Monitoring patients is a delicate task. Dr. Clark summons them for surprise pill counts; a sign in his office offers “CASH and FREE VISIT rewards for information leading to the prosecution of those who are engaging in illegal activity regarding their Suboxone/Subutex prescriptions.”
Yet this policing clashes with the doctor’s fierce instinct to take his patients’ side and to confide in them about, say, his own reliance on antidepressants or his girlfriend’s routine of reading recovery books while eating licorice in bed.
Ms. Tombs, the girlfriend, gets frustrated with his penchant for giving his patients second, third and fourth chances. After he wrote a 30-day buprenorphine prescription for a young man who had admitted to dealing cocaine, Ms. Tombs angrily drew 1,000 stick figures to illustrate those on their waiting list.
“I had to sleep in the office for three days,” Dr. Clark said.
Usually the two are united against outside forces: the police who keep a too-watchful eye on their parking lot, the child protection workers who do not consider buprenorphine users drug free, the pharmacists who hassle their patients.

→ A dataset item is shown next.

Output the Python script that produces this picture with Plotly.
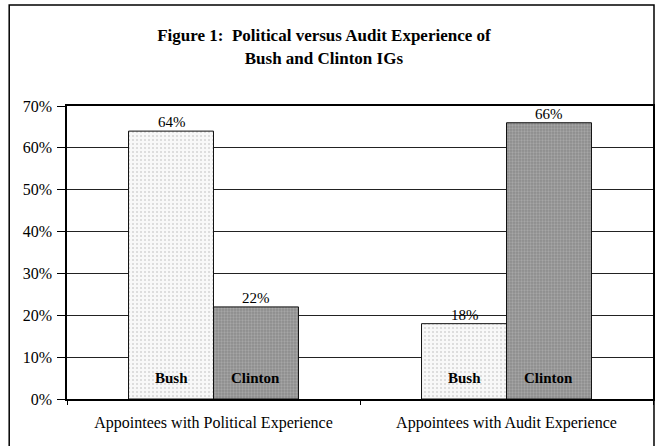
import plotly.graph_objects as go

# Chart data
categories = ["Appointees with Political Experience", "Appointees with Audit Experience"]
series_names = ["Bush", "Clinton"]
bush_values = [0.64, 0.18]
clinton_values = [0.22, 0.66]
y_ticks = [0, 0.1, 0.2, 0.3, 0.4, 0.5, 0.6, 0.7]

FONT = "Liberation Serif"

W, H = 657, 446
L, R, T, B = 67, 2, 106, 47

fig = go.Figure()

styles = {
    "Bush": dict(bg="#f8f8f8", fg="#b0b0b0", size=4, solidity=0.2),
    "Clinton": dict(bg="#8c8c8c", fg="#c0c0c0", size=3, solidity=0.45),
}

for name, vals in zip(series_names, [bush_values, clinton_values]):
    st = styles[name]
    fig.add_trace(go.Bar(
        name=name,
        x=categories,
        y=vals,
        marker=dict(
            color=st["bg"],
            line=dict(color="#111111", width=1),
            pattern=dict(shape=".", bgcolor=st["bg"], fgcolor=st["fg"],
                         size=st["size"], solidity=st["solidity"]),
        ),
        showlegend=False,
        hoverinfo="skip",
    ))

# Series names at the foot of each bar, values above each bar
bar_shift = 42
for sign, name, vals in zip([-1, 1], series_names, [bush_values, clinton_values]):
    for cat, v in zip(categories, vals):
        fig.add_annotation(
            x=cat, y=0, xref="x", yref="y",
            text=f"<b>{name}</b>",
            showarrow=False, yanchor="bottom", xshift=sign * bar_shift, yshift=11,
            font=dict(family="Liberation Serif, serif", size=15, color="black"),
        )
        fig.add_annotation(
            x=cat, y=v, xref="x", yref="y",
            text=f"{round(v * 100)}%",
            showarrow=False, yanchor="bottom", xshift=sign * bar_shift, yshift=-1,
            font=dict(family=FONT, size=15, color="black"),
        )

# Outer frame around the whole figure
pw, ph = W - L - R, H - T - B
def px_x(p):
    return (p - L) / pw
def px_y(p):
    return (H - B - p) / ph

fig.add_shape(type="rect", xref="paper", yref="paper",
              x0=px_x(9), x1=px_x(656), y0=px_y(452), y1=px_y(5),
              line=dict(color="black", width=1.5), fillcolor="rgba(0,0,0,0)",
              layer="above")

fig.update_layout(
    width=W, height=H,
    margin=dict(l=L, r=R, t=T, b=B),
    paper_bgcolor="white",
    plot_bgcolor="white",
    barmode="group",
    bargap=0.42,
    bargroupgap=0,
    title=dict(
        text="Figure 1:  Political versus Audit Experience of<br>Bush and Clinton IGs",
        x=0.493, xanchor="center", y=0.907, yanchor="top",
        font=dict(family=FONT, size=17, color="black", weight="bold"),
    ),
    xaxis=dict(
        type="category",
        showline=True, linecolor="black", linewidth=1.5, mirror=True,
        ticks="outside", tickson="boundaries", ticklen=4, tickcolor="black",
        tickfont=dict(family=FONT, size=16, color="black"),
        ticklabelstandoff=8,
        showgrid=False,
    ),
    yaxis=dict(
        range=[0, 0.7],
        tickvals=y_ticks,
        tickformat=".0%",
        showline=True, linecolor="black", linewidth=1.5, mirror=True,
        ticks="outside", ticklen=8, tickcolor="black",
        tickfont=dict(family=FONT, size=16, color="black"),
        ticklabelstandoff=2,
        showgrid=True, gridcolor="#222222", gridwidth=1,
        zeroline=False,
    ),
)

fig.write_html("out.html")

Dr. Clark has frequently felt under siege. He said a Reckitt Benckiser representative cautioned him that he was courting trouble with the authorities by prescribing generic buprenorphine and not Suboxone. Last year, Dr. Clark wrote the Drug Enforcement Administration to ask whether he was indeed tempting fate.
A senior D.E.A. official responded that “what drug to prescribe, what formulation, what quantity” was a doctor’s prerogative.
“It is unfortunate to learn that physicians in Western Pennsylvania have received incorrect information,” the official wrote, “and that such misinformation may potentially be inhibiting legitimate treatment.”
Feeling vindicated, Dr. Clark circulated the letter to pharmacists. But they were concerned, too, about the amounts he was prescribing. While within federal guidelines, his doses were on average twice those of Dr. Sullivan’s.
Many of his patients, having flooded their bodies with potent opioids for years, need high doses, Dr. Clark said. Indeed, he noted, studies have shown higher treatment retention rates for people getting higher doses.